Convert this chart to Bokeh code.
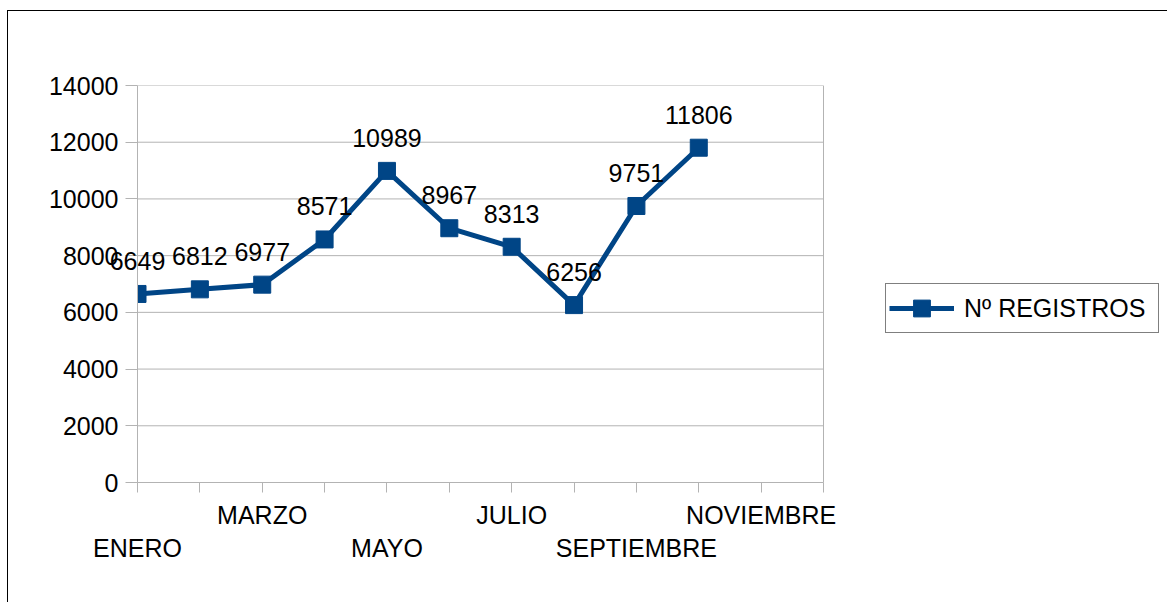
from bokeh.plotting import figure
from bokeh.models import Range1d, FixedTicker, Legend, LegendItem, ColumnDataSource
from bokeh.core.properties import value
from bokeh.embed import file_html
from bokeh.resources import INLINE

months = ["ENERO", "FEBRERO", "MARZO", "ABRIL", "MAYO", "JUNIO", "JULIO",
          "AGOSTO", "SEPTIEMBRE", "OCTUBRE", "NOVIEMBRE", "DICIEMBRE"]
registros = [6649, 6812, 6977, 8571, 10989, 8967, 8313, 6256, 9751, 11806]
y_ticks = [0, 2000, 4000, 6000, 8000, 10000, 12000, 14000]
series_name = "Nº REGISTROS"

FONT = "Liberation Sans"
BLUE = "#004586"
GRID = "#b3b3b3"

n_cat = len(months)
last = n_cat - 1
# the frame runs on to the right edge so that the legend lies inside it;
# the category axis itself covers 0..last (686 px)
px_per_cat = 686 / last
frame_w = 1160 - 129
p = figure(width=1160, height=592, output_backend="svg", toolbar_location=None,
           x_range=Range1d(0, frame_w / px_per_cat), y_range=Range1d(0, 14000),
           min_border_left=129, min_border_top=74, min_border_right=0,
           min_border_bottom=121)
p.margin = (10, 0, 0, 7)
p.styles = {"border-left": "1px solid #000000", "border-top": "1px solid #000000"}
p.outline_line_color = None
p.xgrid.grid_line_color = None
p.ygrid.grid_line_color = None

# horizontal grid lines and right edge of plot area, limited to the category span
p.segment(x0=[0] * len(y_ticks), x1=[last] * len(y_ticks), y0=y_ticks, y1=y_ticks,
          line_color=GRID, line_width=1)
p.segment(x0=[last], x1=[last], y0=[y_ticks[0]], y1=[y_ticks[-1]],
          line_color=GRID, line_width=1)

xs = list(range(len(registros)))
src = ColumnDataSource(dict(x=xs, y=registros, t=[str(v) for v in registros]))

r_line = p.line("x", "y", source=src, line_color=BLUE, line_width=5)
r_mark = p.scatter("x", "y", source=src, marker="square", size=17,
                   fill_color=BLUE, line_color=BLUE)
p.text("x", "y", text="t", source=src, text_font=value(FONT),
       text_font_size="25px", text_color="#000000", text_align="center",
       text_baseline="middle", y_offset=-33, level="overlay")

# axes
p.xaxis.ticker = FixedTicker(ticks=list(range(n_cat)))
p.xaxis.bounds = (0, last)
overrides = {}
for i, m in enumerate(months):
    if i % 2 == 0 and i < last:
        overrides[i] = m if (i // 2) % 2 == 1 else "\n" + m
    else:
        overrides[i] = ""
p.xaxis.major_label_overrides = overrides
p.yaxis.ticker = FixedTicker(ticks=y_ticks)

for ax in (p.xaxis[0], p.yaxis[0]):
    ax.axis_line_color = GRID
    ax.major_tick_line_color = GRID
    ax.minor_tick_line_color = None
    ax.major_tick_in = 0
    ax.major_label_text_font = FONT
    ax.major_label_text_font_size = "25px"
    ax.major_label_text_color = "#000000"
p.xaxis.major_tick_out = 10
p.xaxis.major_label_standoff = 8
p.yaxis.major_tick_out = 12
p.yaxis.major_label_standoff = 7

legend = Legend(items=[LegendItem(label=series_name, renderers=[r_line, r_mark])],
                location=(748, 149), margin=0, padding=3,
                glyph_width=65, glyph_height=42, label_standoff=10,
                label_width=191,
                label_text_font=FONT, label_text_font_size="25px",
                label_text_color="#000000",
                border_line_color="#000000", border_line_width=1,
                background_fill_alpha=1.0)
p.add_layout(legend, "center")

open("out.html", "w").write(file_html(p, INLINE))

---

All of the lines above should be retyped precisely, apart from the pictures.

Convert this chart to Bokeh code.
from bokeh.plotting import figure
from bokeh.models import Range1d, FixedTicker, Legend, LegendItem, ColumnDataSource
from bokeh.core.properties import value
from bokeh.embed import file_html
from bokeh.resources import INLINE

months = ["ENERO", "FEBRERO", "MARZO", "ABRIL", "MAYO", "JUNIO", "JULIO",
          "AGOSTO", "SEPTIEMBRE", "OCTUBRE", "NOVIEMBRE", "DICIEMBRE"]
registros = [6649, 6812, 6977, 8571, 10989, 8967, 8313, 6256, 9751, 11806]
y_ticks = [0, 2000, 4000, 6000, 8000, 10000, 12000, 14000]
series_name = "Nº REGISTROS"

FONT = "Liberation Sans"
BLUE = "#004586"
GRID = "#b3b3b3"

n_cat = len(months)
last = n_cat - 1
# the frame runs on to the right edge so that the legend lies inside it;
# the category axis itself covers 0..last (686 px)
px_per_cat = 686 / last
frame_w = 1160 - 129
p = figure(width=1160, height=592, output_backend="svg", toolbar_location=None,
           x_range=Range1d(0, frame_w / px_per_cat), y_range=Range1d(0, 14000),
           min_border_left=129, min_border_top=74, min_border_right=0,
           min_border_bottom=121)
p.margin = (10, 0, 0, 7)
p.styles = {"border-left": "1px solid #000000", "border-top": "1px solid #000000"}
p.outline_line_color = None
p.xgrid.grid_line_color = None
p.ygrid.grid_line_color = None

# horizontal grid lines and right edge of plot area, limited to the category span
p.segment(x0=[0] * len(y_ticks), x1=[last] * len(y_ticks), y0=y_ticks, y1=y_ticks,
          line_color=GRID, line_width=1)
p.segment(x0=[last], x1=[last], y0=[y_ticks[0]], y1=[y_ticks[-1]],
          line_color=GRID, line_width=1)

xs = list(range(len(registros)))
src = ColumnDataSource(dict(x=xs, y=registros, t=[str(v) for v in registros]))

r_line = p.line("x", "y", source=src, line_color=BLUE, line_width=5)
r_mark = p.scatter("x", "y", source=src, marker="square", size=17,
                   fill_color=BLUE, line_color=BLUE)
p.text("x", "y", text="t", source=src, text_font=value(FONT),
       text_font_size="25px", text_color="#000000", text_align="center",
       text_baseline="middle", y_offset=-33, level="overlay")

# axes
p.xaxis.ticker = FixedTicker(ticks=list(range(n_cat)))
p.xaxis.bounds = (0, last)
overrides = {}
for i, m in enumerate(months):
    if i % 2 == 0 and i < last:
        overrides[i] = m if (i // 2) % 2 == 1 else "\n" + m
    else:
        overrides[i] = ""
p.xaxis.major_label_overrides = overrides
p.yaxis.ticker = FixedTicker(ticks=y_ticks)

for ax in (p.xaxis[0], p.yaxis[0]):
    ax.axis_line_color = GRID
    ax.major_tick_line_color = GRID
    ax.minor_tick_line_color = None
    ax.major_tick_in = 0
    ax.major_label_text_font = FONT
    ax.major_label_text_font_size = "25px"
    ax.major_label_text_color = "#000000"
p.xaxis.major_tick_out = 10
p.xaxis.major_label_standoff = 8
p.yaxis.major_tick_out = 12
p.yaxis.major_label_standoff = 7

legend = Legend(items=[LegendItem(label=series_name, renderers=[r_line, r_mark])],
                location=(748, 149), margin=0, padding=3,
                glyph_width=65, glyph_height=42, label_standoff=10,
                label_width=191,
                label_text_font=FONT, label_text_font_size="25px",
                label_text_color="#000000",
                border_line_color="#000000", border_line_width=1,
                background_fill_alpha=1.0)
p.add_layout(legend, "center")

open("out.html", "w").write(file_html(p, INLINE))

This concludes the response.